Life

Bustle and The Wing's Saturday Of Service

by Julie Alvin

In 2017, readers of Bustle and members of The Wing, a women-only co-working space and social club in New York City, have become particularly energized around and invested in issues of social justice, women's issues, and service to their communities. Whether this can be attributed to a need to feel useful under the Trump administration, or a general increase in "wokeness" since the word went mainstream last year, it has been a beautiful thing to observe. Bustle is publishing content on how to protest Planned Parenthood defunding and ways to help Americans in marginalized communities, and The Wing is offering programming on supporting our LGBTQ communities and raising awareness around the mental health care issues faced by refugees, among many other topics. Given our shared missions, we decided to join forces to organize a Saturday of Service and lunch with The Wing and Bustle on June 3.

Our teams brought in three service organizations to educate The Wing members and Bustle editors and readers about ways they serve their communities and how volunteers can get involved. Courtney Lum, a Giving Officer from City Harvest, spoke about the 1.4 million New Yorkers, many of them women and children, who face hunger every year, and how volunteers can work with City Harvest through mobile markets, repacks, and greenmarket rescue.

With donations from KIND and Blue Diamond, volunteers were able to put together 75 snack packs to feed hungry New Yorkers at the Holy Apostles Soup Kitchen in midtown Manhattan.

Sarah Murphy and Elizabeth Henderson, Director of Development and First Step Program Director at Coalition For The Homeless respectively, spoke to the group about the problem of homelessness in NYC, where 61,277 people are currently without homes. Eighty percent of the people currently living in homeless shelters in NYC are in families, mostly comprised of a single mother with children.

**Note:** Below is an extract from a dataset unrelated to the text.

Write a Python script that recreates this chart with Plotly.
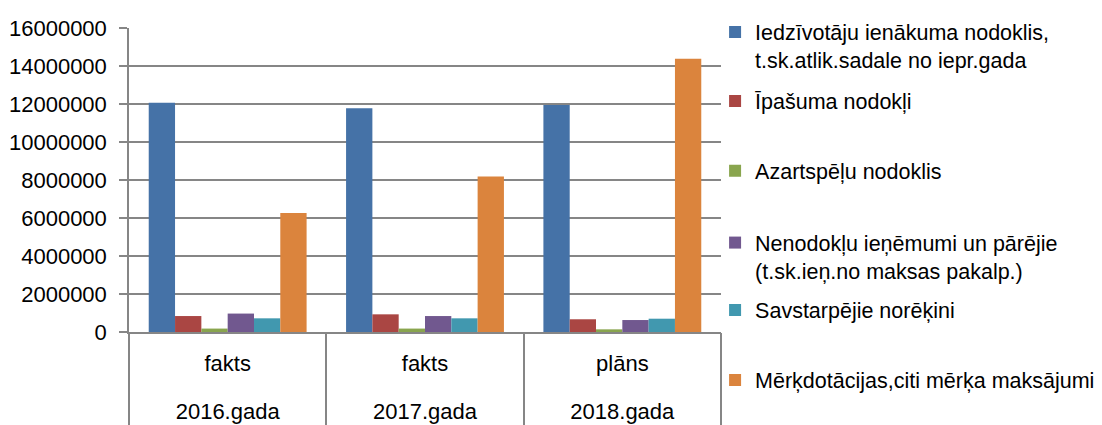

Murphy and Henderson spoke specifically about Coalition For The Homeless First Step Program, which trains homeless and low-income women in the skills and experience they need to find jobs to support themselves and their families.

Volunteers can sign on with First Step as a student mentor, mock interviewer, or guest lecturer. Another way to serve this community is to provide them with the hygiene products that they need to get through each day, as well as the makeup and skin care products that help them feel like their best selves when going on job interviews. Thanks to donations from Cora, Suave, Maybelline, Tampax, Benefit, Olay, Vaseline, Yes To, and H2O+ Beauty, volunteers put together 380 hygiene and makeup kits, and those brands donated an additional 260 items of body wash, soap, shampoo, mascara and tampons that will be distributed to First Step students.

Bustle and The Wing were also joined at the event by Girls Write Now, an organization that offers mentorships, portfolio building, readings, and college prep for at-risk girls. Senior Communications Advisor Molly MacDermot and Mentor Morayo Faleyimu spoke to the crowd about how to get involved by donating, becoming a mentor or mentee, or joining the GWN team.

Event attendees wrote letters about the wisdom they wish they had known as teenagers, for MacDermot and Faleyimu to pass to the mentees.

The event brought about hundreds of donations, engaged dozens of passionate volunteers, and even inspired several attendees to commit to future ongoing volunteer opportunities with City Harvest, Coalition For The Homeless, and Girls Write Now.